THE EXERCISE.
Leave the pictures out and retype the lines from the beginning through the line with "from matplotlib.ticker import FuncFormatter", both ends included.

^^^^

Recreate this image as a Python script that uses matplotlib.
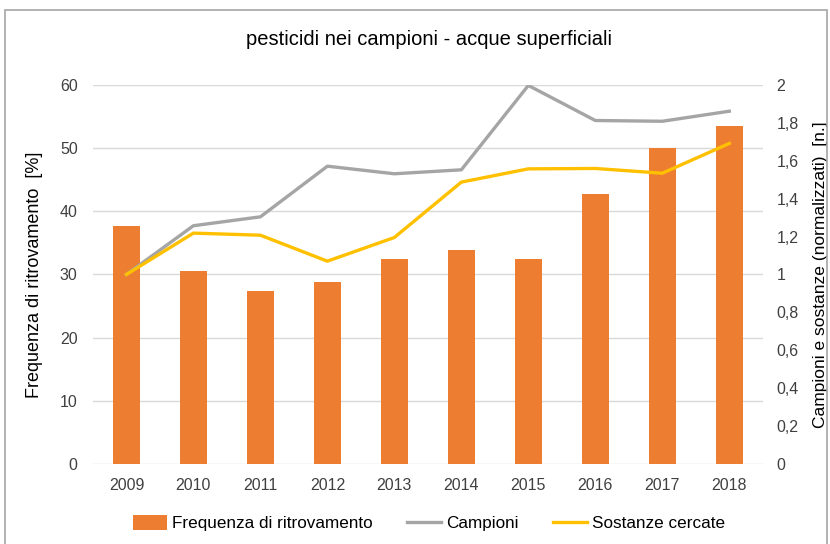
import matplotlib.pyplot as plt
from matplotlib.patches import Rectangle
from matplotlib.ticker import FuncFormatter

anni = ["2009", "2010", "2011", "2012", "2013", "2014", "2015", "2016", "2017", "2018"]
frequenza = [37.7, 30.5, 27.4, 28.8, 32.5, 33.9, 32.5, 42.8, 50.0, 53.5]
campioni = [1.0, 1.257, 1.304, 1.571, 1.531, 1.552, 1.997, 1.812, 1.808, 1.861]
sostanze = [1.0, 1.218, 1.207, 1.07, 1.195, 1.487, 1.557, 1.559, 1.534, 1.691]

plt.rcParams['font.family'] = ['Liberation Sans', 'DejaVu Sans']

fig = plt.figure(figsize=(8.3, 5.44), dpi=100)
# bordo del grafico
fig.patches.append(Rectangle((5 / 830, -0.1), 822 / 830, 1.1 - 10 / 544, transform=fig.transFigure,
                             fill=False, edgecolor="#a6a6a6", linewidth=1.2))

ax = fig.add_axes([0.112, 0.147, 0.807, 0.697])
x = list(range(len(anni)))
b = ax.bar(x, frequenza, width=0.4, color="#ED7D31", label="Frequenza di ritrovamento", zorder=2)
ax.set_ylim(0, 60)
ax.set_xlim(-0.5, 9.5)
ax.set_yticks(range(0, 61, 10))
ax.set_xticks(x)
ax.set_xticklabels(anni)
ax.grid(axis="y", color="#d9d9d9", linewidth=1, zorder=0)
ax.set_axisbelow(True)
for s in ax.spines.values():
    s.set_visible(False)
ax.tick_params(length=0, labelsize=11.5, colors="#404040", pad=10)
ax.tick_params(axis="y", pad=11)
ax.set_ylabel("Frequenza di ritrovamento  [%]", fontsize=13, color="#000000", labelpad=12)

ax2 = ax.twinx()
l1, = ax2.plot(x, campioni, color="#A5A5A5", linewidth=2.4, label="Campioni", zorder=3)
l2, = ax2.plot(x, sostanze, color="#FFC000", linewidth=2.4, label="Sostanze cercate", zorder=3)
ax2.set_ylim(0, 2)
ax2.set_yticks([i * 0.2 for i in range(11)])
ax2.yaxis.set_major_formatter(FuncFormatter(lambda v, p: ("%.1f" % v).replace(".", ",").replace(",0", "")))
for s in ax2.spines.values():
    s.set_visible(False)
ax2.tick_params(length=0, labelsize=11.5, colors="#404040", pad=10)
ax2.set_ylabel("Campioni e sostanze (normalizzati)  [n.]", fontsize=12.5, color="#000000", labelpad=10)

fig.text(0.517, 0.927, "pesticidi nei campioni - acque superficiali", ha="center", va="center",
         fontsize=14.5, color="#000000")

fig.legend(handles=[b, l1, l2], loc="center", bbox_to_anchor=(0.517, 0.038), ncol=3, frameon=False,
           fontsize=12.3, handlelength=2.0, handleheight=0.9, columnspacing=2.0, handletextpad=0.3)

fig.savefig("out.png", dpi=100)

^^^^

ANSWER TO THE PROBLEM.
Recreate this image as a Python script that uses matplotlib.
import matplotlib.pyplot as plt
from matplotlib.patches import Rectangle
from matplotlib.ticker import FuncFormatter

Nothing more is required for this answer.